Sure, celebrity Twitter activism on particular cases won't have much wider effect on the US penal system. Only genuine prison reform could do as much. But in defence of Kardashian West - she asked Trump for that too.
Ryan Gosling, pro-democracy advocate
"Actor Ryan Gosling urges credible election results in DRC" may not be the first headline you'd expect to see from the Oscar nominee.
We'll go further: it could appear deeply random.
It makes more sense if you know that Gosling, 38, swapped La La Land for the Democratic Republic of Congo in 2010, travelling with the Enough Project, a US-based non-profit that works to counter crimes against humanity.
Gosling took a series of photographs, and in December 2018 launched a book with the group's founding director, John Prendergast, and Congolese activist Fidel Bafilemba.
"Congo Stories: Battling Five Centuries of Exploitation and Greed," explores the bloody history of the mineral-rich DRC - where elections were held on 30 December.
President Joseph Kabila is stepping down after 18 years, and promised the polls, which were meant to happen two years ago, would be the country's first orderly transfer of power since independence in 1960.
First results were due on 6 January, but they're late. The Congolese are waiting for a name, amid fears of violent demonstrations.
Can Gosling deliver them a clean result? Obviously not. But activists might argue that his advocacy helps raise public awareness - and thereby a sense that corruption and irregularities do not go unnoticed.
Stormzy, Cambridge scholarship sponsor
British rapper Stormzy has described himself as "a child of grime" - but he still listens to his real mother.
"My mum always had this plan of 'You're going to school and college, then you're going to go Cambridge'," he said last August.
Her son became a music trailblazer instead - but to honour her wishes, he's funding four black British students to go to the University of Cambridge - two in 2018, and two in 2019. The Stormzy Scholarship will pay tuition fees and provide a maintenance grant for up to four years of undergraduate study.
"It didn't happen for me, so I feel that for me to get to this place in my career and be able to do something where we can help young black students get into Cambridge is a testimony to her hard work as well," the rapper said.
Cambridge has been criticised for not admitting many pupils from a black, Asian and minority ethnic (BAME) background, and has urged schools and parents to help it enrol more black British students.
Miley Cyrus and Liam Hemsworth, rebuilding Malibu
US singer Miley Cyrus and her husband, Hunger Games actor Liam Hemsworth, lost a home in Malibu at the end of last year, when the deadliest fires in California's history swept across the state.
As the community works to rebuild lost homes and businesses at the start of 2019, it'll be boosted by a significant donation from the pair.
Cyrus and Hemsworth gave $500,000 to The Malibu Foundation, which was launched to support Malibu and its environs in the wake of the Woolsey Fire.

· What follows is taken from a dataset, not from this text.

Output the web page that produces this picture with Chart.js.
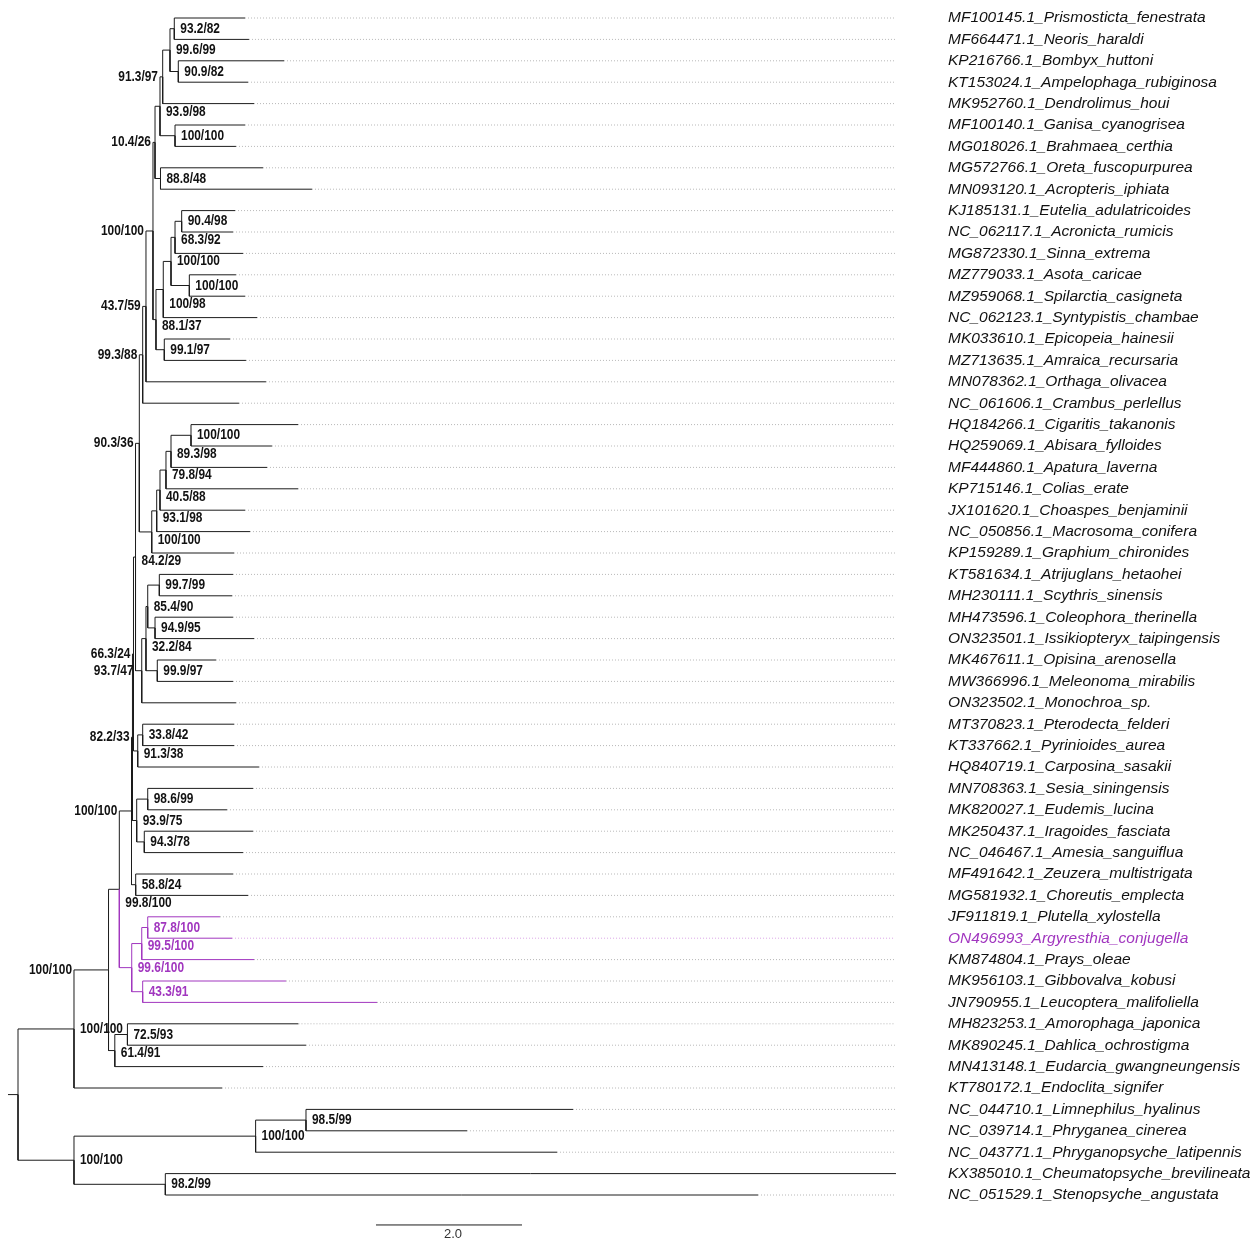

A rep for Cyrus said at the time: "Miley and Liam lost their home, but are very grateful to be safe along with their animals.
"Their community and state are very special to them and they want to give back to the place that has created so many beautiful memories for themselves and others."
The cash will go towards "community rebuilding, wildfire prevention and climate change resilience," the statement said.